NEW YORK ( TheStreet) -- G-III Apparel Group (Nasdaq: GIII) has been upgraded by TheStreet Ratings from hold to buy. The company's strengths can be seen in multiple areas, such as its revenue growth, attractive valuation levels, largely solid financial position with reasonable debt levels by most measures and increase in net income. We feel these strengths outweigh the fact that the company shows low profit margins. Highlights from the ratings report include:
- GIII's revenue growth has slightly outpaced the industry average of 13.2%. Since the same quarter one year prior, revenues rose by 13.3%. This growth in revenue does not appear to have trickled down to the company's bottom line, displaying stagnant earnings per share.
- GIII's debt-to-equity ratio of 0.70 is somewhat low overall, but it is high when compared to the industry average, implying that the management of the debt levels should be evaluated further. Regardless of the somewhat mixed results with the debt-to-equity ratio, the company's quick ratio of 0.96 is weak.
- G-III APPAREL GROUP LTD reported flat earnings per share in the most recent quarter.

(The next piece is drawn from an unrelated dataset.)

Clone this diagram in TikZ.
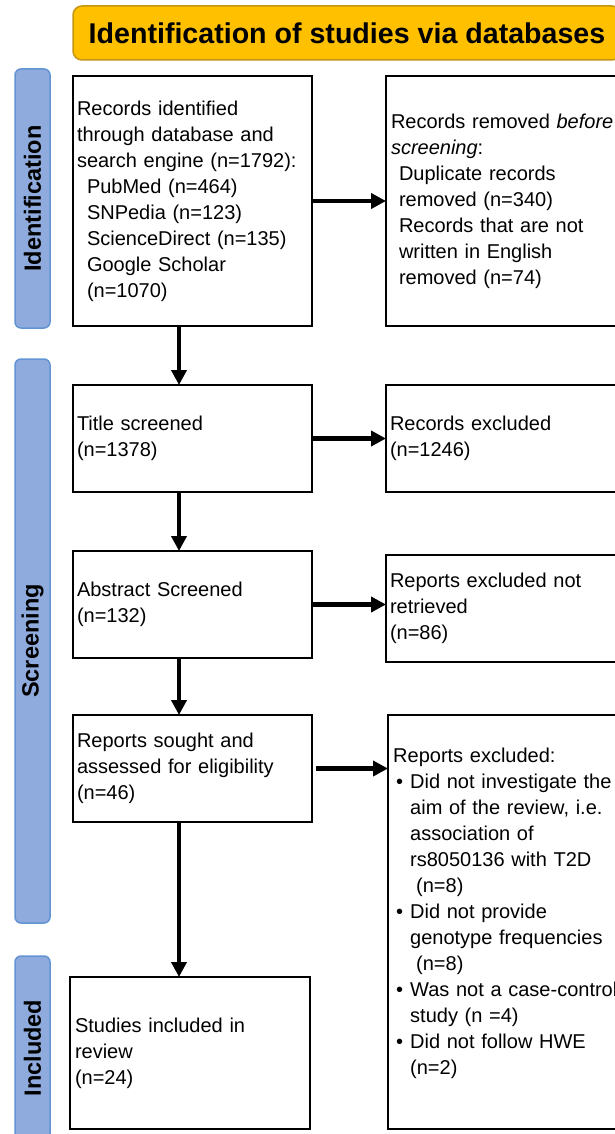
\documentclass[tikz,border=0pt]{standalone}
\usepackage{fontspec}
\setmainfont{Liberation Sans}
\usetikzlibrary{arrows.meta,calc}
\definecolor{gold}{RGB}{255,192,0}
\definecolor{goldborder}{RGB}{196,150,20}
\definecolor{barfill}{RGB}{143,170,220}
\definecolor{barborder}{RGB}{98,148,212}
\newcommand{\bul}{\makebox[17pt][l]{\hspace*{3pt}\textbullet}}
\newcommand{\ind}{\hspace*{17pt}}
\newcommand{\sub}{\hspace*{10pt}}
\begin{document}
\begin{tikzpicture}[x=1pt,y=1pt,
  box/.style={draw=black, line width=2.5pt, rectangle, anchor=north west, outer sep=0pt,
    inner xsep=4pt, inner ysep=0pt, align=left, font=\fontsize{20}{26}\selectfont},
  bar/.style={draw=barborder, fill=barfill, line width=1.5pt, rounded corners=6pt, rotate=90,
    inner sep=0pt, font=\fontsize{23.5}{28}\selectfont\bfseries},
  banner/.style={draw=goldborder, fill=gold, line width=1.5pt, rounded corners=9pt,
    inner sep=0pt, font=\fontsize{28.6}{34}\selectfont\bfseries},
  arr/.style={line width=4.5pt, -{Triangle[length=15pt,width=15pt]}},
]
\useasboundingbox (0,0) rectangle (615,-1134);
\clip (0,0) rectangle (615,-1134);
\fill[white] (0,0) rectangle (615,-1134);

% header and phase bars
\node[banner, minimum width=548, minimum height=54] (title) at (347,-33) {Identification of studies via databases};
\node[bar, minimum width=259, minimum height=35] (idbar) at (32.5,-198.5) {Identification};
\node[bar, minimum width=564, minimum height=35] (scbar) at (32.5,-641) {Screening};
\node[bar, minimum width=184, minimum height=35] (inbar) at (32.5,-1048) {Included};

% left column
\node[box, minimum width=239, minimum height=250, text width=231] (b1) at (73,-76)
 {Records identified\\through database and\\search engine (n=1792):\\\sub PubMed (n=464)\\\sub SNPedia (n=123)\\\sub ScienceDirect (n=135)\\\sub Google Scholar\\\sub (n=1070)};
\node[box, minimum width=239, minimum height=107, text width=231] (b2) at (73,-385)
 {Title screened\\(n=1378)};
\node[box, minimum width=239, minimum height=107, text width=231] (b3) at (73,-551)
 {Abstract Screened\\(n=132)};
\node[box, minimum width=239, minimum height=107, text width=231] (b4) at (73,-715)
 {Reports sought and\\assessed for eligibility\\(n=46)};
\node[box, minimum width=240, minimum height=152, text width=230, inner xsep=5pt] (b5) at (70,-977)
 {Studies included in\\review\\(n=24)};

% right column
\node[box, minimum width=264, minimum height=250, text width=256, inner xsep=5pt] (r1) at (386,-76)
 {Records removed \textit{before}\\\textit{screening}:\\\hspace*{8pt}Duplicate records\\\hspace*{8pt}removed (n=340)\\\hspace*{8pt}Records that are not\\\hspace*{8pt}written in English\\\hspace*{8pt}removed (n=74)};
\node[box, minimum width=264, minimum height=107, text width=256] (r2) at (386,-385)
 {Records excluded\\(n=1246)};
\node[box, minimum width=264, minimum height=107, text width=256] (r3) at (386,-555)
 {Reports excluded not\\retrieved\\(n=86)};
\node[box, minimum width=262, minimum height=414] (r4) at (388,-715) {};
\node[anchor=north west, inner sep=0pt, text width=260, align=left,
      font=\fontsize{20}{26}\selectfont] (r4text) at (393,-748)
 {Reports excluded:\\
  \bul Did not investigate the\\
  \ind aim of the review, i.e.\\
  \ind association of\\
  \ind rs8050136 with T2D\\
  \ind\hspace*{6pt}(n=8)\\
  \bul Did not provide\\
  \ind genotype frequencies\\
  \ind\hspace*{6pt}(n=8)\\
  \bul Was not a case-control\\
  \ind study (n =4)\\
  \bul Did not follow HWE\\
  \ind (n=2)};

% connectors
\coordinate (ax) at (179,0);
\draw[arr] (b1.south -| ax) -- (b2.north -| ax);
\draw[arr] (b2.south -| ax) -- (b3.north -| ax);
\draw[arr] (b3.south -| ax) -- (b4.north -| ax);
\draw[arr] (b4.south -| ax) -- (b5.north -| ax);
\draw[arr] (b1.east) -- (r1.west |- b1.east);
\draw[arr] (b2.east) -- (r2.west |- b2.east);
\draw[arr] (b3.east) -- (r3.west |- b3.east);
\draw[arr, shorten <=4pt] (b4.east) -- (r4.west |- b4.east);
\end{tikzpicture}
\end{document}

This company has reported somewhat volatile earnings recently. We feel it is likely to report a decline in earnings in the coming year. During the past fiscal year, G-III APPAREL GROUP LTD increased its bottom line by earning $2.86 versus $1.78 in the prior year. For the next year, the market is expecting a contraction of 12.6% in earnings ($2.50 versus $2.86).
- The company, on the basis of net income growth from the same quarter one year ago, has underperformed when compared to that of the S&P 500 and the Textiles, Apparel & Luxury Goods industry average. The net income increased by 1.9% when compared to the same quarter one year prior, going from $42.72 million to $43.56 million.